◆ Work to complete
Retype the opening lines of the data exactly, stopping after the line that contains "-47.0, -49.9, -51.5]". Skip every picture.

◆ Information provided
================================

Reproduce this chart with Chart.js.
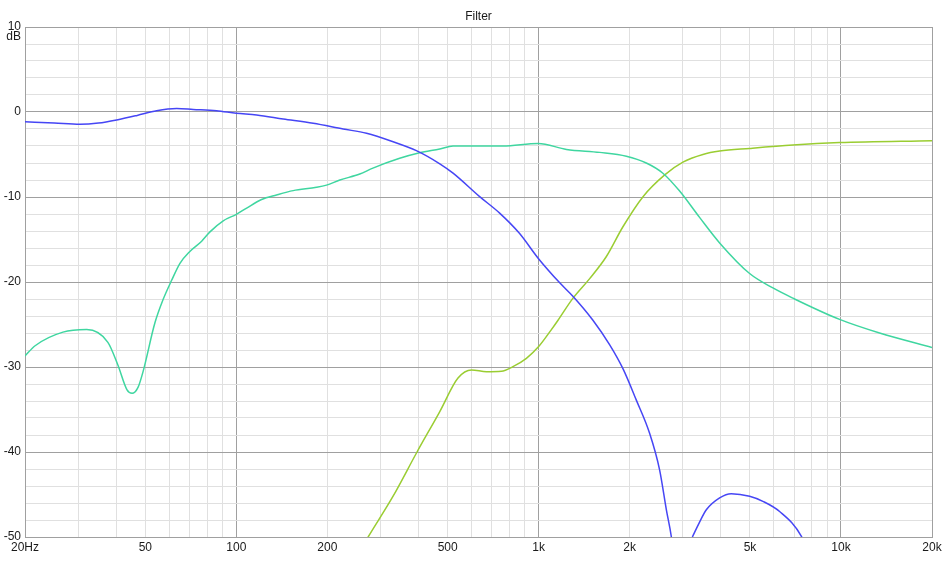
<!DOCTYPE html>
<html>
<head>
<meta charset="utf-8">
<script src="https://cdn.jsdelivr.net/npm/chart.js@4"></script>
<style>
	html, body { margin: 0; padding: 0; background: #fff; }
	#wrap { width: 947px; height: 580px; }
</style>
</head>
<body>
<div id="wrap"><canvas id="myChart" width="947" height="580"></canvas></div>
<script>
// woofer / low pass (blue); null = the deep notch below the plot
const lowFreq = [20, 25, 30.4, 35, 40.6, 47, 54.5, 63.5, 72, 86, 100, 116.7, 142.9, 179.6, 225.6, 269.6, 330, 394, 471, 521, 638, 743, 865, 996, 1174, 1300, 1512, 1718, 1900, 2104, 2328, 2512, 2645, 2748, 2790, 2950, 3224, 3400, 3586, 3968, 4336, 4986, 5516, 6265, 7390, 7700]
const lowDb = [-1.15, -1.3, -1.45, -1.3, -0.9, -0.4, 0.15, 0.4, 0.3, 0.15, -0.15, -0.35, -0.82, -1.33, -2.0, -2.5, -3.5, -4.55, -6.1, -7.2, -9.96, -11.9, -14.3, -17.2, -20.1, -21.7, -24.5, -27.4, -30.2, -33.9, -37.8, -42.1, -46.8, -50, -52, null, -50, -48.3, -46.8, -45.4, -44.9, -45.2, -45.8, -47.0, -49.9, -51.5]

// midrange / band pass (teal)
const midFreq = [20, 21.6, 26.7, 32, 37.6, 40.6, 43.5, 45.2, 47.3, 49.1, 53.8, 57.2, 61.1, 65.1, 70.2, 76.8, 81.8, 90.5, 100, 108.2, 121.2, 135.8, 154.2, 184.2, 198.8, 220, 256, 283, 347, 404, 471, 521, 762, 996, 1236, 1592, 1950, 2270, 2576, 2926, 3406, 3968, 4986, 5954, 6934, 9893, 13416, 20000]
const midDb = [-28.7, -27.5, -25.9, -25.6, -27.1, -29.8, -32.7, -33.1, -32.4, -30.6, -24.8, -22.1, -19.8, -17.8, -16.4, -15.2, -14.1, -12.8, -12.04, -11.3, -10.3, -9.76, -9.25, -8.86, -8.6, -8.0, -7.3, -6.6, -5.45, -4.8, -4.35, -4.0, -4.0, -3.7, -4.4, -4.75, -5.2, -6.0, -7.2, -9.3, -12.4, -15.4, -19.0, -20.7, -21.9, -24.4, -26.0, -27.7]

// tweeter / high pass (green)
const highFreq = [240, 272.9, 330, 396, 470, 541, 600, 672, 753, 822, 911, 1000, 1102, 1159, 1299, 1475, 1675, 1900, 2214, 2612, 3000, 3494, 3968, 4986, 6934, 9893, 20000]
const highDb = [-53.4, -50, -45.2, -40, -35.3, -31.3, -30.35, -30.55, -30.5, -29.96, -28.98, -27.6, -25.6, -24.5, -21.9, -19.6, -17.0, -13.5, -9.96, -7.4, -5.9, -5.0, -4.6, -4.28, -3.88, -3.6, -3.37]

const xTicks = [20, 30, 40, 50, 60, 70, 80, 90, 100, 200, 300, 400, 500, 600, 700, 800, 900, 1000, 2000, 3000, 4000, 5000, 6000, 7000, 8000, 9000, 10000, 20000]
const xLabels = { 20: '20Hz', 50: '50', 100: '100', 200: '200', 500: '500', 1000: '1k', 2000: '2k', 5000: '5k', 10000: '10k', 20000: '20k' }

const toPoints = (fs, ds) => fs.map((f, i) => ({ x: f, y: ds[i] }))

function getChart() {
	const context = document.getElementById('myChart')
	const data = {
		datasets: [
			{
				label: 'Low',
				data: toPoints(lowFreq, lowDb),
				borderColor: '#4646f5',
				borderWidth: 1.5,
			},
			{
				label: 'Mid',
				data: toPoints(midFreq, midDb),
				borderColor: '#3fd6a0',
				borderWidth: 1.5,
			},
			{
				label: 'High',
				data: toPoints(highFreq, highDb),
				borderColor: '#9acd32',
				borderWidth: 1.5,
			}
		]
	}
	const majorX = v => v === 100 || v === 1000 || v === 10000 || v === 20 || v === 20000
	const dbLabel = {
		id: 'dbLabel',
		afterDraw(chart) {
			const ctx = chart.ctx
			ctx.save()
			ctx.font = '12px "Liberation Sans", Arial, sans-serif'
			ctx.fillStyle = '#1a1a1a'
			ctx.textAlign = 'right'
			ctx.textBaseline = 'middle'
			ctx.fillText('dB', chart.chartArea.left - 4, chart.chartArea.top + 10)
			ctx.restore()
		}
	}
	const config = {
		type: 'line',
		data: data,
		options: {
			responsive: false,
			animation: false,
			spanGaps: false,
			layout: { padding: { right: 15 } },
			elements: {
				point: { radius: 0 },
				line: { cubicInterpolationMode: 'monotone' }
			},
			plugins: {
				legend: { display: false },
				tooltip: { enabled: false },
				title: {
					display: true,
					text: 'Filter',
					fullSize: false,
					color: '#1a1a1a',
					font: { family: '"Liberation Sans", Arial, sans-serif', size: 12, weight: 'normal' },
					padding: { top: 9, bottom: 3.6 }
				}
			},
			scales: {
				x: {
					type: 'logarithmic',
					min: 20,
					max: 20000,
					afterBuildTicks: scale => { scale.ticks = xTicks.map(v => ({ value: v })) },
					afterFit: scale => { scale.height = 43 },
					grid: {
						drawTicks: false,
						color: c => majorX(c.tick.value) ? '#a0a0a0' : '#e0e0e0'
					},
					border: { color: '#a0a0a0' },
					ticks: {
						autoSkip: false,
						maxRotation: 0,
						padding: 3,
						color: '#1a1a1a',
						font: { family: '"Liberation Sans", Arial, sans-serif', size: 12 },
						callback: v => xLabels[v] || ''
					}
				},
				y: {
					min: -50,
					max: 10,
					afterFit: scale => { scale.width = 25 },
					grid: {
						drawTicks: false,
						color: c => c.tick.value % 10 === 0 ? '#a0a0a0' : '#e0e0e0'
					},
					border: { color: '#a0a0a0' },
					ticks: {
						stepSize: 2,
						autoSkip: false,
						padding: 4,
						color: '#1a1a1a',
						font: { family: '"Liberation Sans", Arial, sans-serif', size: 12 },
						callback: v => v % 10 === 0 ? String(v) : ''
					}
				}
			}
		},
		plugins: [dbLabel]
	}
	const myChart = new Chart(context, config)
}
getChart()
</script>
</body>
</html>
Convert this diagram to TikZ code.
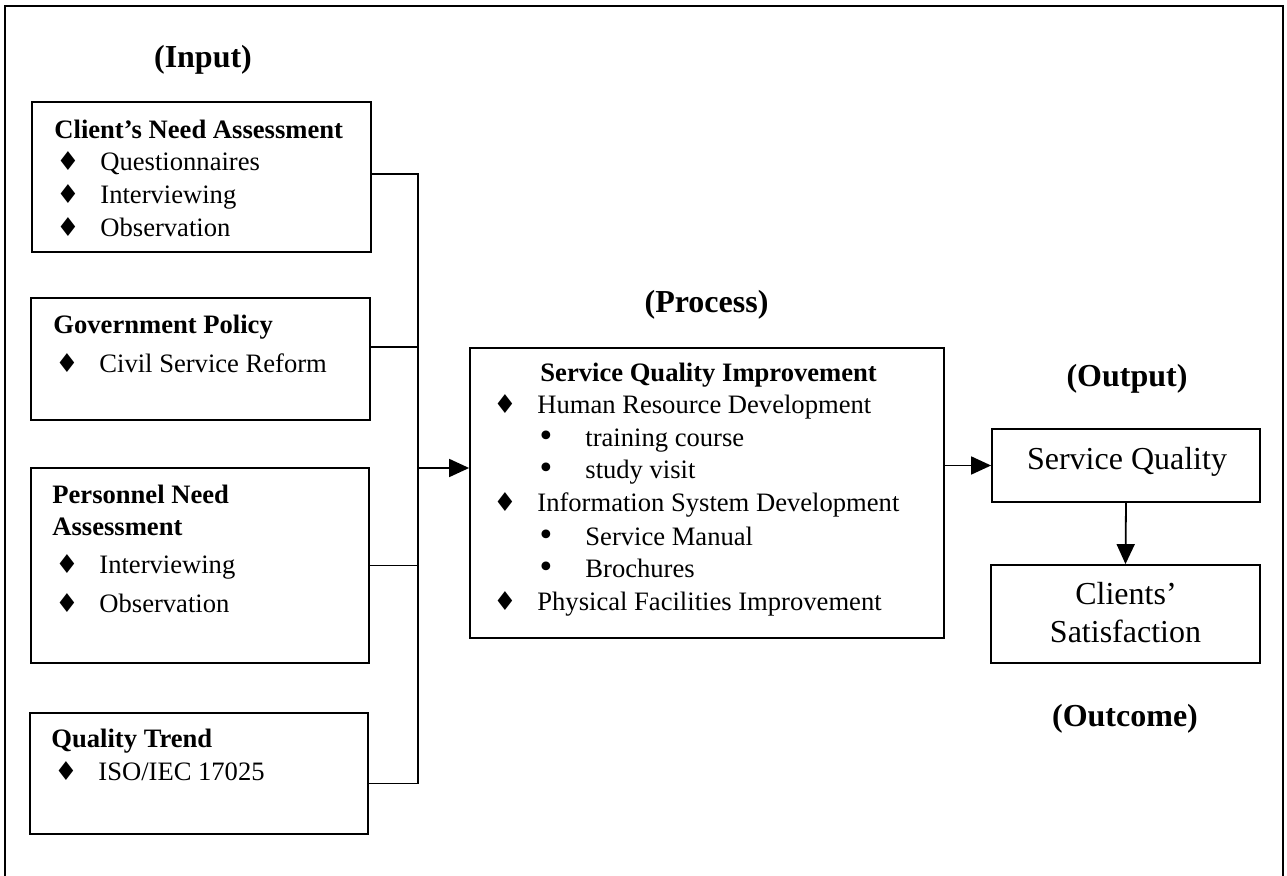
\documentclass[tikz,border=0pt]{standalone}
\usepackage{fontspec}
\setmainfont{Liberation Serif}
\newfontfamily\symfont{DejaVu Sans}
\usetikzlibrary{arrows.meta}

\newcommand{\dia}{\makebox[22pt][l]{\symfont\fontsize{13}{13}\selectfont ♦}}
\newcommand{\bul}{\makebox[24pt][l]{\symfont\fontsize{15}{15}\selectfont •}}

\tikzset{
  box/.style={draw, line width=0.9pt, inner sep=0pt},
  txt/.style={anchor=base west, inner sep=0pt, font=\fontsize{13.3}{16}\selectfont},
  big/.style={anchor=base, inner sep=0pt, font=\fontsize{16}{19}\selectfont},
  head/.style={anchor=base, inner sep=0pt, font=\bfseries\fontsize{16}{19}\selectfont},
  arr/.style={-{Triangle[length=10pt,width=9pt]}, line width=0.9pt}
}

\begin{document}
\begin{tikzpicture}[x=0.5pt,y=-0.5pt]
    \useasboundingbox (0,0) rectangle (1287,876);

    % frame
    \draw [line width=0.9pt] (5,876) -- (5,6) -- (1283,6) -- (1283,876);

    % headings
    \node [head] (input) at (203,68) {(Input)};
    \node [head] (process) at (706.5,313) {(Process)};
    \node [head] (output) at (1127,387) {(Output)};
    \node [head] (outcome) at (1125,727) {(Outcome)};

    % input boxes
    \node [box, minimum width=169.5pt, minimum height=75pt] (cna) at (201.5,177) {};
    \node [box, minimum width=169.5pt, minimum height=61pt] (gov) at (200.5,359) {};
    \node [box, minimum width=169pt, minimum height=97.5pt] (pna) at (200,565.5) {};
    \node [box, minimum width=169pt, minimum height=60.5pt] (qt) at (199,773.5) {};

    % process and output boxes
    \node [box, minimum width=237pt, minimum height=145pt] (proc) at (707,493) {};
    \node [box, minimum width=134pt, minimum height=36.5pt] (sq) at (1126,465.5) {};
    \node [box, minimum width=134.5pt, minimum height=49pt] (cs) at (1125.5,614) {};

    % input box labels
    \node [txt, font=\bfseries\fontsize{13.3}{16}\selectfont] (cna1) at (54,139) {Client's Need Assessment};
    \node [txt] (cna2) at (56,171) {\dia Questionnaires};
    \node [txt] (cna3) at (56,204) {\dia Interviewing};
    \node [txt] (cna4) at (56,237) {\dia Observation};

    \node [txt, font=\bfseries\fontsize{13.3}{16}\selectfont] (gov1) at (53,334) {Government Policy};
    \node [txt] (gov2) at (55,373) {\dia Civil Service Reform};

    \node [txt, font=\bfseries\fontsize{13.3}{16}\selectfont] (pna1) at (52,504) {Personnel Need};
    \node [txt, font=\bfseries\fontsize{13.3}{16}\selectfont] (pna2) at (52,536) {Assessment};
    \node [txt] (pna3) at (55,574) {\dia Interviewing};
    \node [txt] (pna4) at (55,613) {\dia Observation};

    \node [txt, font=\bfseries\fontsize{13.3}{16}\selectfont] (qt1) at (51,748) {Quality Trend};
    \node [txt] (qt2) at (54,781) {\dia ISO/IEC 17025};

    % process box labels
    \node [txt, font=\bfseries\fontsize{13.3}{16}\selectfont] (proc1) at (540,382) {Service Quality Improvement};
    \node [txt] (proc2) at (493,414) {\dia Human Resource Development};
    \node [txt] (proc3) at (537,447) {\bul training course};
    \node [txt] (proc4) at (537,479) {\bul study visit};
    \node [txt] (proc5) at (493,512) {\dia Information System Development};
    \node [txt] (proc6) at (537,546) {\bul Service Manual};
    \node [txt] (proc7) at (537,578) {\bul Brochures};
    \node [txt] (proc8) at (493,611) {\dia Physical Facilities Improvement};

    % output box labels
    \node [big] (sq1) at (1127,470) {Service Quality};
    \node [big] (cs1) at (1126,605) {Clients'};
    \node [big] (cs2) at (1125.5,643) {Satisfaction};

    % connectors
    \coordinate (bus) at (418,468);
    \draw [line width=0.9pt] ([yshift=1.5pt]cna.east) -| (bus);
    \draw [line width=0.9pt] ([yshift=6pt]gov.east) -| (bus);
    \draw [line width=0.9pt] (pna.east) -| (bus);
    \draw [line width=0.9pt] ([yshift=-5pt]qt.east) -| (bus);
    \draw [arr] (bus) -- (bus -| proc.west);
    \draw [arr] (proc.east |- sq.west) -- (sq.west);
    \draw [arr] (sq.south) -- (cs.north);

\end{tikzpicture}
\end{document}
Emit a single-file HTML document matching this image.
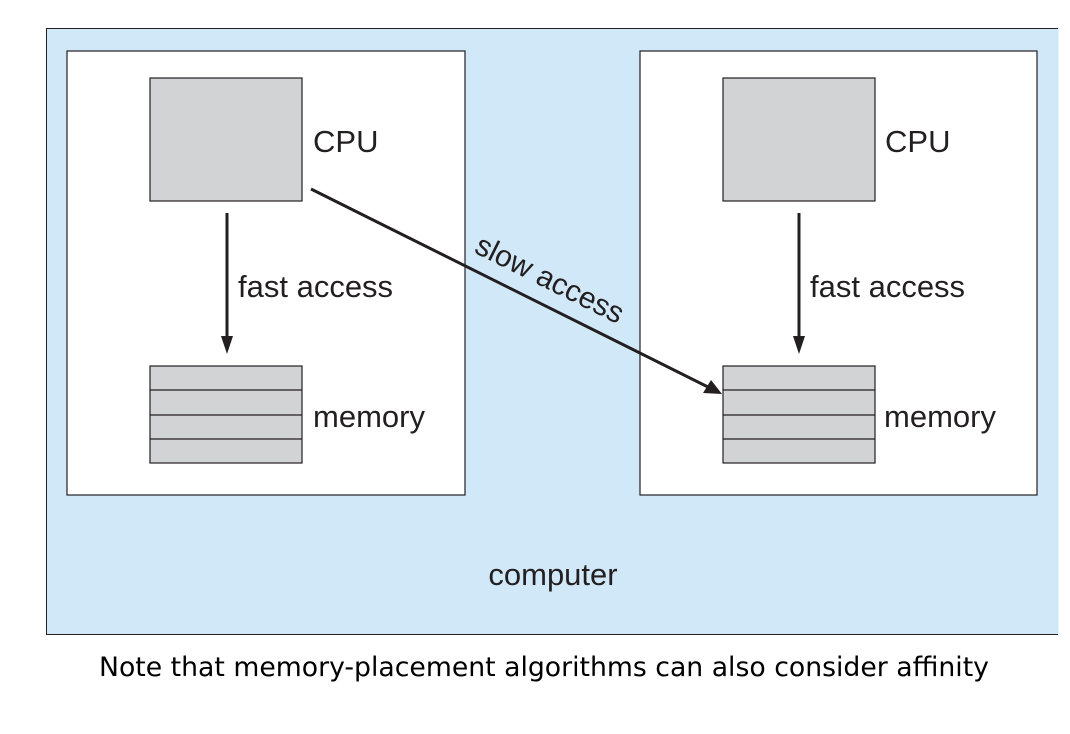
<!DOCTYPE html>
<html><head><style>
html,body{margin:0;padding:0;background:#fff;}
</style></head><body>
<svg width="1070" height="734" xmlns="http://www.w3.org/2000/svg" style="display:block">
<rect x="46.5" y="28.5" width="1012" height="606" fill="#d0e8f8"/>
<path d="M1058,28.5 H46.5 V634.5 H1058" fill="none" stroke="#231f20" stroke-width="1"/>
<rect x="67" y="51" width="398" height="444" fill="#fff" stroke="#231f20" stroke-width="1.2"/>
<rect x="640" y="51" width="397" height="444" fill="#fff" stroke="#231f20" stroke-width="1.2"/>
<g fill="#d1d3d4" stroke="#231f20" stroke-width="1.2">
<rect x="150" y="78" width="152" height="123"/>
<rect x="723" y="78" width="152" height="123"/>
<rect x="150" y="366" width="152" height="97"/>
<rect x="723" y="366" width="152" height="97"/>
</g>
<g stroke="#231f20" stroke-width="1.2">
<line x1="150" y1="390" x2="302" y2="390"/><line x1="150" y1="415" x2="302" y2="415"/><line x1="150" y1="439" x2="302" y2="439"/>
<line x1="723" y1="390" x2="875" y2="390"/><line x1="723" y1="415" x2="875" y2="415"/><line x1="723" y1="439" x2="875" y2="439"/>
</g>
<g stroke="#231f20" stroke-width="3" fill="none">
<line x1="227" y1="213" x2="227" y2="340"/>
<line x1="799" y1="213" x2="799" y2="340"/>
<line x1="311" y1="189" x2="710" y2="388"/>
</g>
<g fill="#231f20">
<path d="M221,336 L233,336 L227,354 z"/>
<path d="M793,336 L805,336 L799,354 z"/>
<path d="M722,394 L703,393 L711,380 z"/>
</g>
<g font-family="'Liberation Sans',Arial,sans-serif" font-size="31" fill="#231f20">
<text x="313" y="152">CPU</text>
<text x="885" y="152">CPU</text>
<text x="238" y="297">fast access</text>
<text x="810" y="297">fast access</text>
<text x="313" y="427">memory</text>
<text x="884" y="427">memory</text>
<text x="553" y="585" text-anchor="middle">computer</text>
<text x="473" y="252" transform="rotate(26.5 473 252)" font-size="30">slow access</text>
</g>
<text x="544" y="676" text-anchor="middle" font-family="'DejaVu Sans',Verdana,sans-serif" font-size="26.7" fill="#000">Note that memory-placement algorithms can also consider affinity</text>
</svg>
</body></html>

================================

◆ Correct result
Reproduce this chart with Chart.js.
<!DOCTYPE html>
<html>
<head>
<meta charset="utf-8">
<script src="https://cdn.jsdelivr.net/npm/chart.js@4"></script>
<style>
	html, body { margin: 0; padding: 0; background: #fff; }
	#wrap { width: 947px; height: 580px; }
</style>
</head>
<body>
<div id="wrap"><canvas id="myChart" width="947" height="580"></canvas></div>
<script>
// woofer / low pass (blue); null = the deep notch below the plot
const lowFreq = [20, 25, 30.4, 35, 40.6, 47, 54.5, 63.5, 72, 86, 100, 116.7, 142.9, 179.6, 225.6, 269.6, 330, 394, 471, 521, 638, 743, 865, 996, 1174, 1300, 1512, 1718, 1900, 2104, 2328, 2512, 2645, 2748, 2790, 2950, 3224, 3400, 3586, 3968, 4336, 4986, 5516, 6265, 7390, 7700]
const lowDb = [-1.15, -1.3, -1.45, -1.3, -0.9, -0.4, 0.15, 0.4, 0.3, 0.15, -0.15, -0.35, -0.82, -1.33, -2.0, -2.5, -3.5, -4.55, -6.1, -7.2, -9.96, -11.9, -14.3, -17.2, -20.1, -21.7, -24.5, -27.4, -30.2, -33.9, -37.8, -42.1, -46.8, -50, -52, null, -50, -48.3, -46.8, -45.4, -44.9, -45.2, -45.8, -47.0, -49.9, -51.5]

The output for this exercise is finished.